**Written exercise**
Omit the images, then print each record below exactly as it reads.

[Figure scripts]
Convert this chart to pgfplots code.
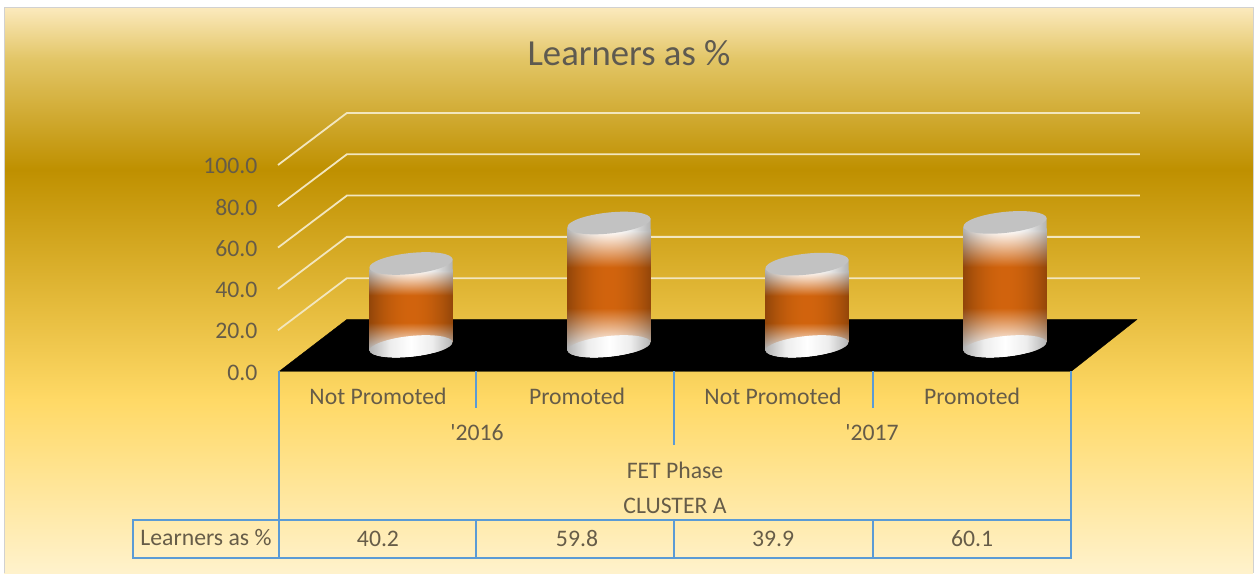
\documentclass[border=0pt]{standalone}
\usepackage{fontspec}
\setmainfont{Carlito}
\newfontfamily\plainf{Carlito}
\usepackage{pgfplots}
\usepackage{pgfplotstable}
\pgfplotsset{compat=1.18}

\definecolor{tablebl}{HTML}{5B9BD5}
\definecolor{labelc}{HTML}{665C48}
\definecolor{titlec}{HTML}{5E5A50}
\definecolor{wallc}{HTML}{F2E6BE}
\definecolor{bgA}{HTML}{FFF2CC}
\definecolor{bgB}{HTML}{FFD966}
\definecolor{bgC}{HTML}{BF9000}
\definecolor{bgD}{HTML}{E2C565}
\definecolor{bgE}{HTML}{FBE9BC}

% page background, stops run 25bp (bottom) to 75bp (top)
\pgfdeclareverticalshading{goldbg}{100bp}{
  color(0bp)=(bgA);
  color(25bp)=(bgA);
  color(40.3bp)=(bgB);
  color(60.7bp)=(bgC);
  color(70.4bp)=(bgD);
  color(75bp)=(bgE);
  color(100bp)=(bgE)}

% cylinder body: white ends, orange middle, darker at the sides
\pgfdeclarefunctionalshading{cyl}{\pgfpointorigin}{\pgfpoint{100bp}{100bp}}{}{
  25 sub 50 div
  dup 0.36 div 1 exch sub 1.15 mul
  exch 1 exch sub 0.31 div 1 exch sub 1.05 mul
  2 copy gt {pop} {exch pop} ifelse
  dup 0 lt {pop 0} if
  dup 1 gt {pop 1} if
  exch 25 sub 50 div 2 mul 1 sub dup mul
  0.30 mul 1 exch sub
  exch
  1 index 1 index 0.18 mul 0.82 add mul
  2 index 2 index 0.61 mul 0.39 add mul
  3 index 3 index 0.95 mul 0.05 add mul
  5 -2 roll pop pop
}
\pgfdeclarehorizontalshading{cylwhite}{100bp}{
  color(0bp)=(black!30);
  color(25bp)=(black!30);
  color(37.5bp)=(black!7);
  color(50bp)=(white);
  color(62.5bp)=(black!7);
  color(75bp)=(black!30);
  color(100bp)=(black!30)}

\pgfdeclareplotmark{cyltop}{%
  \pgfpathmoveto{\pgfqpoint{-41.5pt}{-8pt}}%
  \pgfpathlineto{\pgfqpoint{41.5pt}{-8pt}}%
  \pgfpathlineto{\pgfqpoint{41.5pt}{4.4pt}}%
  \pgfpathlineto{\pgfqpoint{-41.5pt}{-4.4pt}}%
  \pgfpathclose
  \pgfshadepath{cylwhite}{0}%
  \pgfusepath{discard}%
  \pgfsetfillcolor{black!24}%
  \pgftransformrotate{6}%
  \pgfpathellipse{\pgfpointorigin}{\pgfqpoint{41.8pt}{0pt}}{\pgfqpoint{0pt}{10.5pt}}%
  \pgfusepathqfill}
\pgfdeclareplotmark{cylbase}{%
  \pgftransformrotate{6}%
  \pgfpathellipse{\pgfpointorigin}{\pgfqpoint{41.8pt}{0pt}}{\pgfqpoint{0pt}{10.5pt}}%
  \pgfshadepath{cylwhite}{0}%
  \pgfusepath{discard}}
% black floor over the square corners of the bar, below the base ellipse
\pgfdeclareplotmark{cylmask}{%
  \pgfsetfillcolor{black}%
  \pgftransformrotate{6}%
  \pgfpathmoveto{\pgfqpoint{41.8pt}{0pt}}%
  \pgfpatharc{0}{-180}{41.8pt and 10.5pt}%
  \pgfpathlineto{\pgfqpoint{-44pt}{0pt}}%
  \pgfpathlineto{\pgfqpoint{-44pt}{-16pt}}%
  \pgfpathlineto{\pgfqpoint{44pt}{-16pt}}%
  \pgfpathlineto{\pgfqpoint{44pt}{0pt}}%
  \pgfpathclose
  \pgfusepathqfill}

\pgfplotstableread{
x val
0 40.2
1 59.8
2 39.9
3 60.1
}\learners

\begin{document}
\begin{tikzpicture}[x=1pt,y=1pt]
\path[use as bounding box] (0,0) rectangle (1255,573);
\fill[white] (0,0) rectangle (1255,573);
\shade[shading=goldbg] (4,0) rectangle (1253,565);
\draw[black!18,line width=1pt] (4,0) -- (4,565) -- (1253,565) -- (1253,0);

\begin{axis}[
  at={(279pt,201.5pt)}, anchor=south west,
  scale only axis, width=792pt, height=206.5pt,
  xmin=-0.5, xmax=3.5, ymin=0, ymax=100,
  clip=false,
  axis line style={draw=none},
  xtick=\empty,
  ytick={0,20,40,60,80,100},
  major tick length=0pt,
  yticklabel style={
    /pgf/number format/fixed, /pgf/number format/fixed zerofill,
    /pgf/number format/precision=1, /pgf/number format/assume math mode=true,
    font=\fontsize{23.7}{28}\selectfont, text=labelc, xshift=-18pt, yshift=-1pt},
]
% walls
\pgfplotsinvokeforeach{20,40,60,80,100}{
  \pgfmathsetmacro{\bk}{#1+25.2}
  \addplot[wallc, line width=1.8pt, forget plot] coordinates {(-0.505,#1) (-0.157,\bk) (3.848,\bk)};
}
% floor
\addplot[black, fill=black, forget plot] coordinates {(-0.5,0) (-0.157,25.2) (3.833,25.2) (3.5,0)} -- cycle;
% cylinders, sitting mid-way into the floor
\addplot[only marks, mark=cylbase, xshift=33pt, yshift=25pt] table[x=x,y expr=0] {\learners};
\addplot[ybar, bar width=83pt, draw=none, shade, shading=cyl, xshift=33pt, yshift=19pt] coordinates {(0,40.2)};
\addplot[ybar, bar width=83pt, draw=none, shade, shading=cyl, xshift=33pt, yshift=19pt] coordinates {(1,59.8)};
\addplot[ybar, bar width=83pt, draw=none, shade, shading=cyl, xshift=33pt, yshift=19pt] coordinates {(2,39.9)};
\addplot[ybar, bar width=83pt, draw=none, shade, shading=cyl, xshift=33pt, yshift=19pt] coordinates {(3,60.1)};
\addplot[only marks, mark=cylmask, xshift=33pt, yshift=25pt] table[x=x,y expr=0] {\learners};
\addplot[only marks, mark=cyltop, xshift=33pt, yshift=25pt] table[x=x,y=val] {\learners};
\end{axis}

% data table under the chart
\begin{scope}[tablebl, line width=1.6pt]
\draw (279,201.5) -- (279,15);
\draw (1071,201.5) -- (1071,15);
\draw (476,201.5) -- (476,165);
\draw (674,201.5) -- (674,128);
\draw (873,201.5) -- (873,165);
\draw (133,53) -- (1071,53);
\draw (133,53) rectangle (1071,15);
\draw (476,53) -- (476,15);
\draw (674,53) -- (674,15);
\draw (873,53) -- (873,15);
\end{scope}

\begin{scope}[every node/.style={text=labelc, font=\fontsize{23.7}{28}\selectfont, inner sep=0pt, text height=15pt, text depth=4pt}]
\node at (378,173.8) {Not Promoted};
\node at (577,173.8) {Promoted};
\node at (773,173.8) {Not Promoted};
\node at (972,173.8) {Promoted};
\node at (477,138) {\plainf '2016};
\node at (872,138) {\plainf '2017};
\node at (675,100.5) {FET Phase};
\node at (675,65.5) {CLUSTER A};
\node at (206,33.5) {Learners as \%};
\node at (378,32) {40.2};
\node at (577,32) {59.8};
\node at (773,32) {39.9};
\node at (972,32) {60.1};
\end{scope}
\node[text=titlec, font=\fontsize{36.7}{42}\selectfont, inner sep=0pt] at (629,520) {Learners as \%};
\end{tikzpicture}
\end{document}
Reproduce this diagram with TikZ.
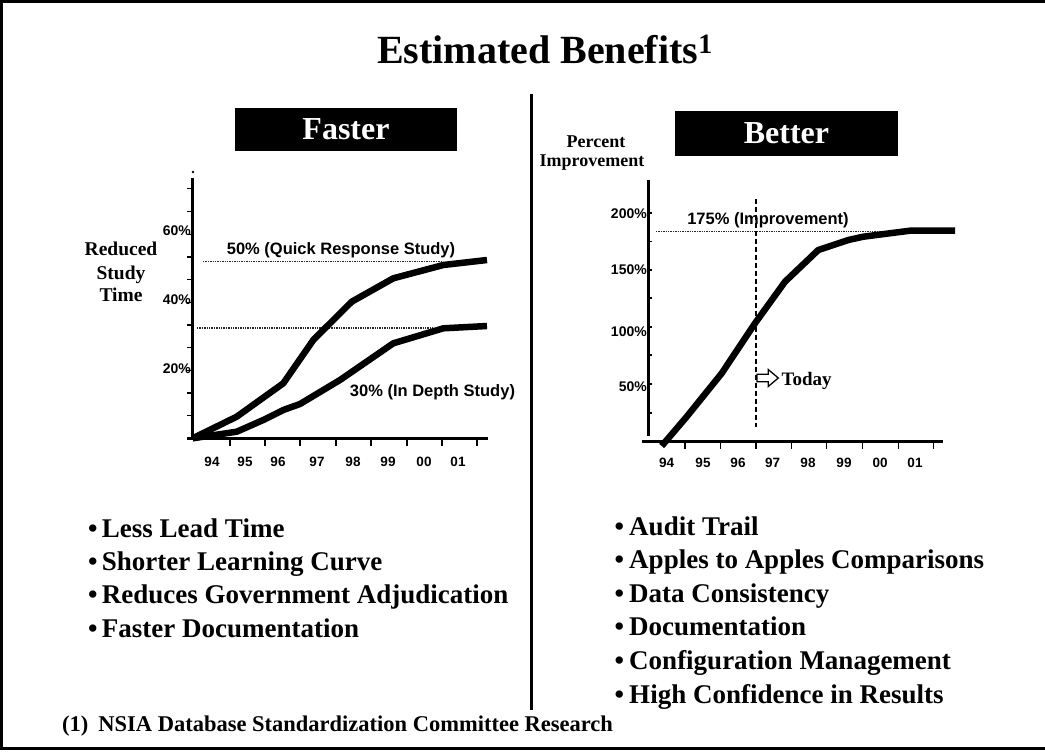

**Result for this task**
Convert this chart to pgfplots code.
\documentclass[border=0pt]{standalone}
\usepackage{fontspec}
\setmainfont{Carlito}
\newfontfamily\plainf{Carlito}
\usepackage{pgfplots}
\usepackage{pgfplotstable}
\pgfplotsset{compat=1.18}

\definecolor{tablebl}{HTML}{5B9BD5}
\definecolor{labelc}{HTML}{665C48}
\definecolor{titlec}{HTML}{5E5A50}
\definecolor{wallc}{HTML}{F2E6BE}
\definecolor{bgA}{HTML}{FFF2CC}
\definecolor{bgB}{HTML}{FFD966}
\definecolor{bgC}{HTML}{BF9000}
\definecolor{bgD}{HTML}{E2C565}
\definecolor{bgE}{HTML}{FBE9BC}

% page background, stops run 25bp (bottom) to 75bp (top)
\pgfdeclareverticalshading{goldbg}{100bp}{
  color(0bp)=(bgA);
  color(25bp)=(bgA);
  color(40.3bp)=(bgB);
  color(60.7bp)=(bgC);
  color(70.4bp)=(bgD);
  color(75bp)=(bgE);
  color(100bp)=(bgE)}

% cylinder body: white ends, orange middle, darker at the sides
\pgfdeclarefunctionalshading{cyl}{\pgfpointorigin}{\pgfpoint{100bp}{100bp}}{}{
  25 sub 50 div
  dup 0.36 div 1 exch sub 1.15 mul
  exch 1 exch sub 0.31 div 1 exch sub 1.05 mul
  2 copy gt {pop} {exch pop} ifelse
  dup 0 lt {pop 0} if
  dup 1 gt {pop 1} if
  exch 25 sub 50 div 2 mul 1 sub dup mul
  0.30 mul 1 exch sub
  exch
  1 index 1 index 0.18 mul 0.82 add mul
  2 index 2 index 0.61 mul 0.39 add mul
  3 index 3 index 0.95 mul 0.05 add mul
  5 -2 roll pop pop
}
\pgfdeclarehorizontalshading{cylwhite}{100bp}{
  color(0bp)=(black!30);
  color(25bp)=(black!30);
  color(37.5bp)=(black!7);
  color(50bp)=(white);
  color(62.5bp)=(black!7);
  color(75bp)=(black!30);
  color(100bp)=(black!30)}

\pgfdeclareplotmark{cyltop}{%
  \pgfpathmoveto{\pgfqpoint{-41.5pt}{-8pt}}%
  \pgfpathlineto{\pgfqpoint{41.5pt}{-8pt}}%
  \pgfpathlineto{\pgfqpoint{41.5pt}{4.4pt}}%
  \pgfpathlineto{\pgfqpoint{-41.5pt}{-4.4pt}}%
  \pgfpathclose
  \pgfshadepath{cylwhite}{0}%
  \pgfusepath{discard}%
  \pgfsetfillcolor{black!24}%
  \pgftransformrotate{6}%
  \pgfpathellipse{\pgfpointorigin}{\pgfqpoint{41.8pt}{0pt}}{\pgfqpoint{0pt}{10.5pt}}%
  \pgfusepathqfill}
\pgfdeclareplotmark{cylbase}{%
  \pgftransformrotate{6}%
  \pgfpathellipse{\pgfpointorigin}{\pgfqpoint{41.8pt}{0pt}}{\pgfqpoint{0pt}{10.5pt}}%
  \pgfshadepath{cylwhite}{0}%
  \pgfusepath{discard}}
% black floor over the square corners of the bar, below the base ellipse
\pgfdeclareplotmark{cylmask}{%
  \pgfsetfillcolor{black}%
  \pgftransformrotate{6}%
  \pgfpathmoveto{\pgfqpoint{41.8pt}{0pt}}%
  \pgfpatharc{0}{-180}{41.8pt and 10.5pt}%
  \pgfpathlineto{\pgfqpoint{-44pt}{0pt}}%
  \pgfpathlineto{\pgfqpoint{-44pt}{-16pt}}%
  \pgfpathlineto{\pgfqpoint{44pt}{-16pt}}%
  \pgfpathlineto{\pgfqpoint{44pt}{0pt}}%
  \pgfpathclose
  \pgfusepathqfill}

\pgfplotstableread{
x val
0 40.2
1 59.8
2 39.9
3 60.1
}\learners

\begin{document}
\begin{tikzpicture}[x=1pt,y=1pt]
\path[use as bounding box] (0,0) rectangle (1255,573);
\fill[white] (0,0) rectangle (1255,573);
\shade[shading=goldbg] (4,0) rectangle (1253,565);
\draw[black!18,line width=1pt] (4,0) -- (4,565) -- (1253,565) -- (1253,0);

\begin{axis}[
  at={(279pt,201.5pt)}, anchor=south west,
  scale only axis, width=792pt, height=206.5pt,
  xmin=-0.5, xmax=3.5, ymin=0, ymax=100,
  clip=false,
  axis line style={draw=none},
  xtick=\empty,
  ytick={0,20,40,60,80,100},
  major tick length=0pt,
  yticklabel style={
    /pgf/number format/fixed, /pgf/number format/fixed zerofill,
    /pgf/number format/precision=1, /pgf/number format/assume math mode=true,
    font=\fontsize{23.7}{28}\selectfont, text=labelc, xshift=-18pt, yshift=-1pt},
]
% walls
\pgfplotsinvokeforeach{20,40,60,80,100}{
  \pgfmathsetmacro{\bk}{#1+25.2}
  \addplot[wallc, line width=1.8pt, forget plot] coordinates {(-0.505,#1) (-0.157,\bk) (3.848,\bk)};
}
% floor
\addplot[black, fill=black, forget plot] coordinates {(-0.5,0) (-0.157,25.2) (3.833,25.2) (3.5,0)} -- cycle;
% cylinders, sitting mid-way into the floor
\addplot[only marks, mark=cylbase, xshift=33pt, yshift=25pt] table[x=x,y expr=0] {\learners};
\addplot[ybar, bar width=83pt, draw=none, shade, shading=cyl, xshift=33pt, yshift=19pt] coordinates {(0,40.2)};
\addplot[ybar, bar width=83pt, draw=none, shade, shading=cyl, xshift=33pt, yshift=19pt] coordinates {(1,59.8)};
\addplot[ybar, bar width=83pt, draw=none, shade, shading=cyl, xshift=33pt, yshift=19pt] coordinates {(2,39.9)};
\addplot[ybar, bar width=83pt, draw=none, shade, shading=cyl, xshift=33pt, yshift=19pt] coordinates {(3,60.1)};
\addplot[only marks, mark=cylmask, xshift=33pt, yshift=25pt] table[x=x,y expr=0] {\learners};
\addplot[only marks, mark=cyltop, xshift=33pt, yshift=25pt] table[x=x,y=val] {\learners};
\end{axis}

% data table under the chart
\begin{scope}[tablebl, line width=1.6pt]
\draw (279,201.5) -- (279,15);
\draw (1071,201.5) -- (1071,15);
\draw (476,201.5) -- (476,165);
\draw (674,201.5) -- (674,128);
\draw (873,201.5) -- (873,165);
\draw (133,53) -- (1071,53);
\draw (133,53) rectangle (1071,15);
\draw (476,53) -- (476,15);
\draw (674,53) -- (674,15);
\draw (873,53) -- (873,15);
\end{scope}

\begin{scope}[every node/.style={text=labelc, font=\fontsize{23.7}{28}\selectfont, inner sep=0pt, text height=15pt, text depth=4pt}]
\node at (378,173.8) {Not Promoted};
\node at (577,173.8) {Promoted};
\node at (773,173.8) {Not Promoted};
\node at (972,173.8) {Promoted};
\node at (477,138) {\plainf '2016};
\node at (872,138) {\plainf '2017};
\node at (675,100.5) {FET Phase};
\node at (675,65.5) {CLUSTER A};
\node at (206,33.5) {Learners as \%};
\node at (378,32) {40.2};
\node at (577,32) {59.8};
\node at (773,32) {39.9};
\node at (972,32) {60.1};
\end{scope}
\node[text=titlec, font=\fontsize{36.7}{42}\selectfont, inner sep=0pt] at (629,520) {Learners as \%};
\end{tikzpicture}
\end{document}
Reproduce this diagram with TikZ.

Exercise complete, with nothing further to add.